_Set problem_
Extract only the first line of the listing and every line after it up to and including the one with "const yTicks1 = [0, 50, 100, 150, 200, 250];". Omit the pictures.

_Collected material_

◆ ◆ ◆

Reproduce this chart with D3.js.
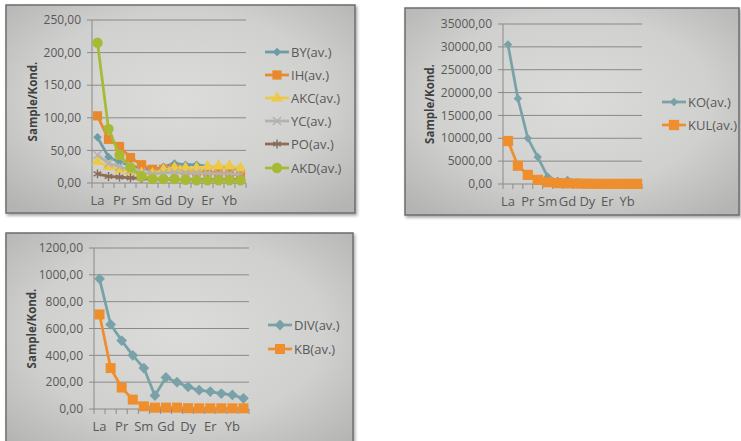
<!DOCTYPE html>
<html>
<head>
<meta charset="utf-8">
<script src="https://cdn.jsdelivr.net/npm/d3@7"></script>
<style>
  html, body { margin: 0; padding: 0; background: #ffffff; }
  svg { display: block; font-family: "Open Sans", Lato, sans-serif; }
</style>
</head>
<body>
<svg id="chart" width="741" height="441"></svg>
<script>
// REE categories (chondrite normalised)
const ree = ["La", "Ce", "Pr", "Nd", "Sm", "Eu", "Gd", "Tb", "Dy", "Ho", "Er", "Tm", "Yb", "Lu"];

// panel 1
const byAv  = [70, 40, 32, 27, 22, 20, 25, 30, 28, 28, 26, 25, 23, 20];
const ihAv  = [103, 67, 56, 39, 28, 21, 21, 22, 19, 18, 17, 15, 14, 12];
const akcAv = [33, 25, 20, 18, 15, 14, 20, 23, 23, 23, 25, 26, 26, 23];
const ycAv  = [43, 30, 25, 20, 16, 14, 15, 16, 15, 15, 15, 14, 14, 13];
const poAv  = [14, 10, 9, 8, 7, 6, 6, 6, 5, 5, 5, 5, 5, 5];
const akdAv = [215, 83, 43, 24, 10, 6, 6, 6, 5, 4, 4, 4, 4, 4];
const yTicks1 = [0, 50, 100, 150, 200, 250];

// panel 2
const koAv  = [30500, 18700, 10000, 5900, 1600, 700, 900, 400, 300, 200, 150, 100, 100, 80];
const kulAv = [9400, 4000, 2000, 900, 400, 200, 150, 100, 60, 40, 30, 30, 30, 30];
const yTicks2 = [0, 5000, 10000, 15000, 20000, 25000, 30000, 35000];

// panel 3
const divAv = [970, 630, 510, 400, 305, 100, 235, 200, 165, 140, 130, 115, 105, 80];
const kbAv  = [705, 305, 160, 70, 20, 10, 10, 10, 6, 5, 5, 5, 5, 5];
const yTicks3 = [0, 200, 400, 600, 800, 1000, 1200];

const svg = d3.select("#chart");
const fmt = d3.formatLocale({decimal: ",", thousands: "", grouping: [3], currency: ["", ""]}).format(".2f");

// excel style diamond: square turned 45 degrees
const diamond = {
  draw(ctx, size) {
    const r = Math.sqrt(size / 2);
    ctx.moveTo(0, -r); ctx.lineTo(r, 0); ctx.lineTo(0, r); ctx.lineTo(-r, 0); ctx.closePath();
  }
};

// card background gradient
const defs = svg.append("defs");
const grad = defs.append("radialGradient").attr("id", "cardBg")
  .attr("cx", "50%").attr("cy", "45%").attr("r", "70%");
grad.append("stop").attr("offset", "0%").attr("stop-color", "#dcdcdb");
grad.append("stop").attr("offset", "60%").attr("stop-color", "#d0d0cf");
grad.append("stop").attr("offset", "100%").attr("stop-color", "#b4b4b3");
const shadow = defs.append("filter").attr("id", "shadow").attr("x", "-5%").attr("y", "-5%").attr("width", "115%").attr("height", "115%");
shadow.append("feDropShadow").attr("dx", 1.5).attr("dy", 2).attr("stdDeviation", 1.5)
  .attr("flood-color", "#000").attr("flood-opacity", 0.35);

function card(x, y, w, h) {
  svg.append("rect")
    .attr("x", x).attr("y", y).attr("width", w).attr("height", h)
    .attr("fill", "url(#cardBg)")
    .attr("stroke", "#6e6e6e").attr("stroke-width", 1.5)
    .attr("filter", "url(#shadow)");
}

card(6, 5, 349, 208);
card(405, 8, 334, 207);
card(6, 233, 347, 220);

function drawPanel(p) {
  const g = svg.append("g");
  const x = d3.scaleBand().domain(ree).range([p.left, p.right]);
  const y = d3.scaleLinear().domain([0, d3.max(p.ticks)]).range([p.bottom, p.top]);
  const cx = d => x(d) + x.bandwidth() / 2;

  // gridlines
  g.selectAll("line.grid").data(p.ticks).enter().append("line")
    .attr("class", "grid")
    .attr("x1", p.left - 5).attr("x2", p.right)
    .attr("y1", d => y(d)).attr("y2", d => y(d))
    .attr("stroke", "#8a8a8a").attr("stroke-width", 1);

  // y axis line
  g.append("line")
    .attr("x1", p.left).attr("x2", p.left)
    .attr("y1", p.top).attr("y2", p.bottom)
    .attr("stroke", "#8a8a8a").attr("stroke-width", 1);

  g.selectAll("text.ytick").data(p.ticks).enter().append("text")
    .attr("class", "ytick")
    .attr("x", p.left - 11).attr("y", d => y(d))
    .attr("dy", "0.35em").attr("text-anchor", "end")
    .attr("font-size", 12).attr("fill", "#595959")
    .text(d => fmt(d));

  // x tick marks at category boundaries
  const edges = ree.map(d => x(d)).concat([p.right]);
  g.selectAll("line.xtick").data(edges).enter().append("line")
    .attr("class", "xtick")
    .attr("x1", d => d).attr("x2", d => d)
    .attr("y1", p.bottom).attr("y2", p.bottom + 5)
    .attr("stroke", "#8a8a8a");

  g.selectAll("text.xlab").data(ree.filter((d, i) => i % 2 === 0)).enter().append("text")
    .attr("class", "xlab")
    .attr("x", d => cx(d)).attr("y", p.bottom + 17)
    .attr("dy", "0.35em").attr("text-anchor", "middle")
    .attr("font-size", 13).attr("fill", "#595959")
    .text(d => d);

  g.append("text")
    .attr("transform", "translate(" + p.titleX + "," + ((p.top + p.bottom) / 2) + ") rotate(-90)")
    .attr("text-anchor", "middle").attr("dy", "0.35em")
    .attr("font-size", 11.5).attr("font-weight", "bold").attr("fill", "#404040")
    .text("Sample/Kond.");

  const line = d3.line().x((d, i) => cx(ree[i])).y(d => y(d));

  p.series.forEach(s => {
    const sg = g.append("g");
    sg.append("path").datum(s.values)
      .attr("d", line).attr("fill", "none")
      .attr("stroke", s.color).attr("stroke-width", 2.75)
      .attr("stroke-linejoin", "round");
    sg.selectAll("path.mark").data(s.values).enter().append("path")
      .attr("class", "mark")
      .attr("transform", (d, i) => "translate(" + cx(ree[i]) + "," + y(d) + ")")
      .attr("d", d3.symbol().type(s.symbol).size(s.size))
      .attr("fill", s.stroked ? "none" : s.color)
      .attr("stroke", s.color).attr("stroke-width", s.stroked ? 1.5 : 0);
  });

  // legend
  p.series.forEach((s, i) => {
    const ly = p.legendY[i];
    const lg = g.append("g");
    lg.append("line")
      .attr("x1", p.legendX).attr("x2", p.legendX + 24)
      .attr("y1", ly).attr("y2", ly)
      .attr("stroke", s.color).attr("stroke-width", 2.75);
    lg.append("path")
      .attr("transform", "translate(" + (p.legendX + 12) + "," + ly + ")")
      .attr("d", d3.symbol().type(s.symbol).size(s.size))
      .attr("fill", s.stroked ? "none" : s.color)
      .attr("stroke", s.color).attr("stroke-width", s.stroked ? 1.5 : 0);
    lg.append("text")
      .attr("x", p.legendX + 26).attr("y", ly).attr("dy", "0.35em")
      .attr("font-size", 13).attr("fill", "#595959")
      .text(s.name);
  });
}

drawPanel({
  left: 92, right: 246, top: 20, bottom: 183, ticks: yTicks1, titleX: 33,
  legendX: 265, legendY: [52, 75, 98, 121, 144, 168],
  series: [
    {name: "BY(av.)",  values: byAv,  color: "#6c9ca6", symbol: diamond, size: 36},
    {name: "IH(av.)",  values: ihAv,  color: "#e8892e", symbol: d3.symbolSquare, size: 85},
    {name: "AKC(av.)", values: akcAv, color: "#ecca47", symbol: d3.symbolTriangle, size: 60},
    {name: "YC(av.)",  values: ycAv,  color: "#b3b2ad", symbol: d3.symbolTimes, size: 45, stroked: true},
    {name: "PO(av.)",  values: poAv,  color: "#8c6e58", symbol: d3.symbolAsterisk, size: 55, stroked: true},
    {name: "AKD(av.)", values: akdAv, color: "#a8b935", symbol: d3.symbolCircle, size: 85}
  ]
});

drawPanel({
  left: 503, right: 642, top: 24, bottom: 184, ticks: yTicks2, titleX: 430,
  legendX: 662, legendY: [102, 125],
  series: [
    {name: "KO(av.)",  values: koAv,  color: "#78a2a8", symbol: diamond, size: 36},
    {name: "KUL(av.)", values: kulAv, color: "#ee8e2c", symbol: d3.symbolSquare, size: 105}
  ]
});

drawPanel({
  left: 94, right: 249, top: 248, bottom: 409, ticks: yTicks3, titleX: 32,
  legendX: 268, legendY: [325, 349],
  series: [
    {name: "DIV(av.)", values: divAv, color: "#78a2a8", symbol: diamond, size: 58},
    {name: "KB(av.)",  values: kbAv,  color: "#ee8e2c", symbol: d3.symbolSquare, size: 100}
  ]
});
</script>
</body>
</html>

◆ ◆ ◆

_Exercise response_
Reproduce this chart with D3.js.
<!DOCTYPE html>
<html>
<head>
<meta charset="utf-8">
<script src="https://cdn.jsdelivr.net/npm/d3@7"></script>
<style>
  html, body { margin: 0; padding: 0; background: #ffffff; }
  svg { display: block; font-family: "Open Sans", Lato, sans-serif; }
</style>
</head>
<body>
<svg id="chart" width="741" height="441"></svg>
<script>
// REE categories (chondrite normalised)
const ree = ["La", "Ce", "Pr", "Nd", "Sm", "Eu", "Gd", "Tb", "Dy", "Ho", "Er", "Tm", "Yb", "Lu"];

// panel 1
const byAv  = [70, 40, 32, 27, 22, 20, 25, 30, 28, 28, 26, 25, 23, 20];
const ihAv  = [103, 67, 56, 39, 28, 21, 21, 22, 19, 18, 17, 15, 14, 12];
const akcAv = [33, 25, 20, 18, 15, 14, 20, 23, 23, 23, 25, 26, 26, 23];
const ycAv  = [43, 30, 25, 20, 16, 14, 15, 16, 15, 15, 15, 14, 14, 13];
const poAv  = [14, 10, 9, 8, 7, 6, 6, 6, 5, 5, 5, 5, 5, 5];
const akdAv = [215, 83, 43, 24, 10, 6, 6, 6, 5, 4, 4, 4, 4, 4];
const yTicks1 = [0, 50, 100, 150, 200, 250];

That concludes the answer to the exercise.